This is my first article of 2015 and I wanted to start off on a very positive note. What does it take to be a great life partner? It takes a lot of effort. It takes a lot of patience. Apart from the basics, it requires a lot of more important things that will be listed here that should be found in you too, because my fans are amazing individuals. This is going to be a self-assessment, if you don’t see eye to eye with any part of this article, you need to work on that part because it’s very vital if you want true love in your life. Let’s begin.
Loving yourself isn’t considered selfish, it’s actually very healthy and normal to love yourself. It’s necessary that you completely recognize your abilities and accept who you are as a person and love that person before you can love someone else. I don’t believe in relationships where people forget themselves and just think of their partners, your relationship isn’t supposed to make you forget about the most important person in your life – YOU! A healthy relationship is meant to groom you as an individual and enhance your personality, not make you lose track of it. So go ahead, be selfish, love yourself completely, it’s a very attractive feature when you know how to represent yourself.
8. You’re completely self-aware
This extends my previous point, being self-aware. Be someone who is completely aware of their flaws, their capabilities, their strengths and weaknesses. Be someone who knows what they want, because that’s how you’ll get amazing at big decisions and that’s what attracts people towards you. Accept your flaws happily, because they’re your flaws, there’s perfection in your flaws as well as your strengths, because your flaws are also a part of who you are, don’t be someone who shuns their weaknesses and tries to be someone they’re not.
7. You don’t want to fix anyone
You’re someone who’s very kind and open minded. You’re someone who accepts people wholeheartedly and with open arms, despite of their flaws. You’re someone who doesn’t try to change people merely for your own benefits. You’re someone who tells people to be who they want to be in life because that’s how they’ll excel in life. You’re someone who doesn’t judge people based on what they do or who they are, because you know you can’t judge anyone, because you know you’re also human and you’re also not perfect. You are going to keep your partner very happy.

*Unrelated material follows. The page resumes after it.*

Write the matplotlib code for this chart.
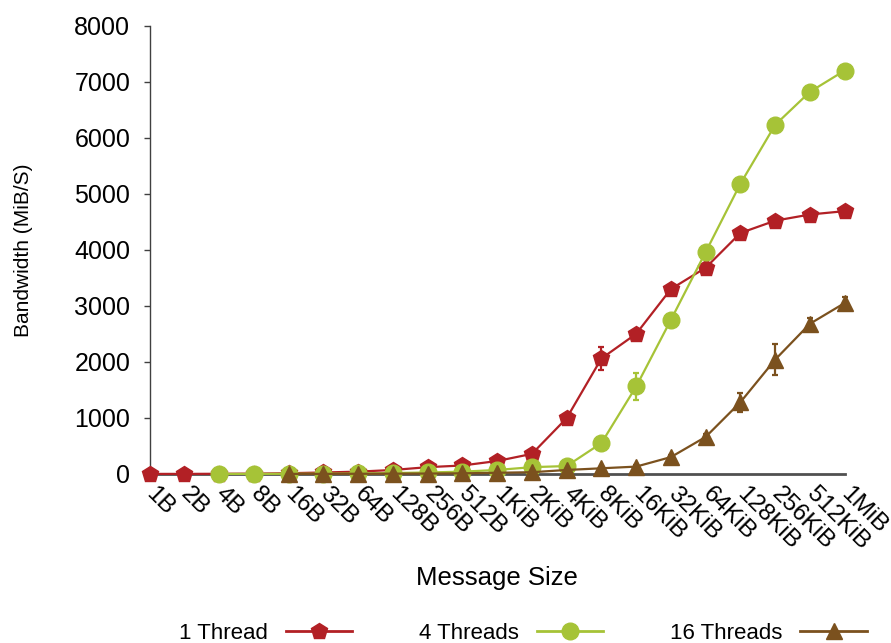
import numpy as np
import matplotlib
matplotlib.use("Agg")
import matplotlib.pyplot as plt
from matplotlib.lines import Line2D

plt.rcParams['font.family'] = ['Liberation Sans', 'DejaVu Sans']

sizes = ["1B", "2B", "4B", "8B", "16B", "32B", "64B", "128B", "256B", "512B",
         "1KiB", "2KiB", "4KiB", "8KiB", "16KiB", "32KiB", "64KiB", "128KiB",
         "256KiB", "512KiB", "1MiB"]

nan = np.nan
# bandwidth in MiB/s per message size (nan = not measured)
bw_1 = [0, 0, 2, 5, 12, 25, 40, 70, 120, 150, 230, 357, 995, 2060, 2500,
        3300, 3680, 4300, 4520, 4630, 4690]
err_1 = [nan, nan, nan, nan, nan, nan, nan, nan, nan, nan, nan, nan, 30, 200, 50,
         30, 40, 40, 30, 30, 30]
bw_4 = [nan, nan, 0, 0, 2, 4, 8, 15, 25, 40, 70, 120, 140, 550, 1560,
        2750, 3960, 5180, 6230, 6820, 7200]
err_4 = [nan, nan, nan, nan, nan, nan, nan, nan, nan, nan, nan, nan, nan, 40, 240,
         40, 40, 40, 40, 40, 40]
bw_16 = [nan, nan, nan, nan, 0, 0, 2, 4, 6, 10, 20, 30, 70, 100, 130,
         300, 660, 1280, 2040, 2680, 3050]
err_16 = [nan, nan, nan, nan, nan, nan, nan, nan, nan, nan, nan, nan, nan, nan, 20,
          30, 60, 170, 270, 100, 110]

labels = ["1 Thread", "4 Threads", "16 Threads"]
colors = ["#B22025", "#A6C337", "#7B511E"]
markers = ["p", "o", "^"]
msizes = [12, 12, 11]

x = np.arange(len(sizes))

fig = plt.figure(figsize=(8.91, 6.43), dpi=100)
ax = fig.add_axes([0.168, 0.263, 0.78, 0.697])

handles = []
for vals, errs, col, mk, ms, lab in zip([bw_1, bw_4, bw_16], [err_1, err_4, err_16],
                                        colors, markers, msizes, labels):
    ax.errorbar(x, vals, yerr=errs, color=col, marker=mk, markersize=ms,
                linewidth=1.6, elinewidth=1.6, capsize=2, capthick=1.6,
                clip_on=False, zorder=3)
    handles.append(Line2D([], [], color=col, marker=mk, markersize=ms, linewidth=2))

ax.set_xlim(0, len(sizes) - 1)
ax.set_ylim(0, 8000)
ax.set_yticks(range(0, 8001, 1000))
ax.set_xticks(x)
ax.set_xticklabels(sizes, rotation=-45, ha="left", va="center",
                   rotation_mode="anchor", fontsize=17.5)
ax.tick_params(axis="y", labelsize=18, length=4, width=1, color="#404040", pad=10)
ax.tick_params(axis="x", length=0, pad=12)

for s in ["top", "right"]:
    ax.spines[s].set_visible(False)
ax.spines["left"].set_color("#404040")
ax.spines["left"].set_linewidth(1.0)
ax.spines["bottom"].set_color("#505050")
ax.spines["bottom"].set_linewidth(2.0)

ax.set_ylabel("Bandwidth (MiB/S)", fontsize=15, labelpad=30)
ax.set_xlabel("Message Size", fontsize=18.5, labelpad=9)

fig.legend(handles, labels, loc="lower center", ncol=3,
           markerfirst=False, frameon=False, handlelength=3,
           columnspacing=3.0, fontsize=16, bbox_to_anchor=(0.587, -0.032))

fig.savefig("out.png", dpi=100)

6. You don’t want anyone to fix you
Don’t be the person who waits for others to fix them. Relationships aren’t made to fix anyone’s life, they’re meant to make them better, they’re meant to harness the happiness that already existed in those people’s lives and increase that happiness. If you expect your relationship to bring happiness in your sad life, you’re going to have a bad time and probably go through a lot of trauma because of it too. Because not only are you going to drag someone else into your life, you’re going to make them sad in the process with you. So, just don’t be that person. Before committing to anyone, make sure you have a firm grip over your life and everything around it. –
5. You’re okay with letting others win
Relationships are all about compromise and letting go of your ego and pride. You need to be someone who is okay of letting others win sometimes, for the greater good. If you have this habit, your arguments are going to be very short and less painful and your relationship is going to be very strong and long lasting. Don’t think of this as a weakness, you’re not taking anything away from yourself by letting your partner win. You love them, right? Love them enough to not let your pride or ego overpower it, love them enough to not let your mind tell you “Hey, you’re right here, they should apologize”.
4. You’re a good listener
Being a good listener is very vital if you’re going to be in it for the long run. Nothing’s more important to your partner than knowing that you actually listen to them when they share something with you. Don’t be the “head nodder”, that’s a person who just nods and doesn’t really pay attention, this will actually hurt your partner and make them reluctant when they want to share anything with you afterwards. Lend your ears to your partner, listen to what they’re saying, take part in the conversation.
3. You don’t mind saying sorry
You need to be someone who can apologize without thinking twice about it when you’ve made a mistake, and also mean it. You can’t bring your ego here and be blunt about things, if you hurt your partner in any way, you need to apologize and make things right or it’ll be a very short relationship. The key here is to never say it without actually meaning it. Say what you mean and mean what you say.
2. You aren’t afraid of your past
Be someone who isn’t afraid of the past, because we all carry some amount of baggage with us and we all have made mistakes and we learn to live with those mistakes and move on with our lives for the sake of our happiness and our future. Be someone who has a firm grip on the past, who isn’t running away from the past and who isn’t haunted by the memories everyday. In order to achieve this, you need to make amends, if someone cheated on you, forgive them. If you cheated on someone, ask for forgiveness. Have complete closure and peace, only then will you be ready to have a very strong and long lasting relationship.
1. You know you’re perfect in your own way
The key to being an amazing life partner is knowing you’re not perfect according to how the world sees “perfection”. You need to know that you’re perfect in your own way. You need to completely accept and love yourself, you need to make every effort you can in enhancing your own personality and not let anything get you down. Do not start looking down upon yourself because someone told you you can’t amount to anything, you do and you’re awesome. Be that amazing life partner and love yourself first, then love your partner with all of your heart and soul.